6. When the Smartest Move Is Not to Reduce Latency
There are cases where reducing latency actually makes things worse.
Example: too-fast cancel loops
If your cancellation speed is extremely high while competitors are slower, you may:
- overcrowd your own queue,
- trigger exchange throttles,
- lose queue position,
- or fall into retry loops.
Sometimes adding a rate limiter creates more stability.
Example: too-fast consumption of incomplete book data
If you process book updates faster than the exchange snapshot recovery rate, you may build:
- inconsistent books,
- temporary negative depth,
- false imbalances.
Sometimes adding microdelays (10–30µs) produces cleaner book state.
Example: overreacting to microbursts
If you react to every tick instantly, you may be “the fastest loser” during momentum runs.
Sometimes waiting 30–50µs to see if a burst stabilizes is more profitable.
Fast ≠ smart.
Fast + selective = alpha.
7. Latency as a First-Class Citizen in Strategy Design
At some point, I stopped thinking of latency as “performance engineering” and started treating it like:
- a signal,
- a feature,
- a risk regime,
- an adversarial environment,
- a state variable,
- a competitive weapon.
This mindset shift helped me design strategies that:
- reduce exposure during gateway congestion,
- stop quoting during feed desync,
- lean quotes based on expected cross-venue propagation,
- correct for predictable midday network jitter,
- hold inventory differently during imbalance-driven latency spikes.
Latency is part of the market, not outside it.
Ignoring it leaves alpha on the table.
8. A Simple Diagram for Your Portfolio Page
You can paste this into Markdown or Sanity CMS:
┌──────────────────────────┐
│ Market Data Enters │
│ (Variable Latency) │
└──────────────┬───────────┘
↓
┌──────────────────────────────────────┐
│ Latency Classification Layer │
│ - Normal │
│ - High Burst │
│ - Degraded │
└─────────────────┬────────────────────┘
↓
┌────────────────────────┐
│ Strategy Behavior │
│ - Tighten/Widen Quotes │
│ - Cancel Orders │
│ - Lean Cross-Venue │
└───────────┬────────────┘
↓
┌──────────────────────────────────────┐
│ Execution Engine (C++/FPGA) │
│ Applies Behavior at Wire Speed │
└──────────────────────────────────────┘
It shows latency not as an optimization problem, but as a decision input.
9. Conclusion: The New Philosophy of Latency
If you want to compete in modern electronic markets, you need both:
- Fast code, yes.
- But also: latency-aware strategy.
The shops winning today aren’t merely the ones shaving nanoseconds. They’re the ones:
- predicting exchange load,
- modeling gateway congestion,
- detecting regime changes mid-session,
- timing order placement based on expected propagation delays,
- anticipating competitor reaction time under stress,
- leaning books based on cross-venue microbursts.
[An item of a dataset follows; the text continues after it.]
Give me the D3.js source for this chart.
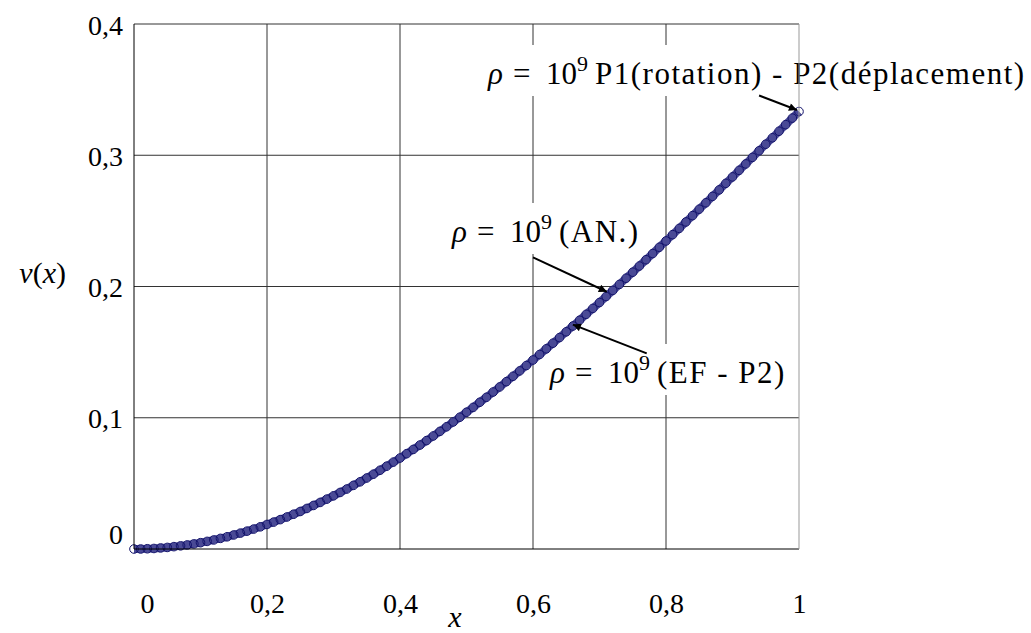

Latency isn’t just a technical constraint.
It’s part of microstructure.
It’s part of the edge.
It’s part of the strategy.
And once you start designing with that mindset, your entire architecture changes—from your feed handler, to your quoting model, to your risk engine.
Sometimes the fastest system wins.
But more often:
The system that understands latency wins.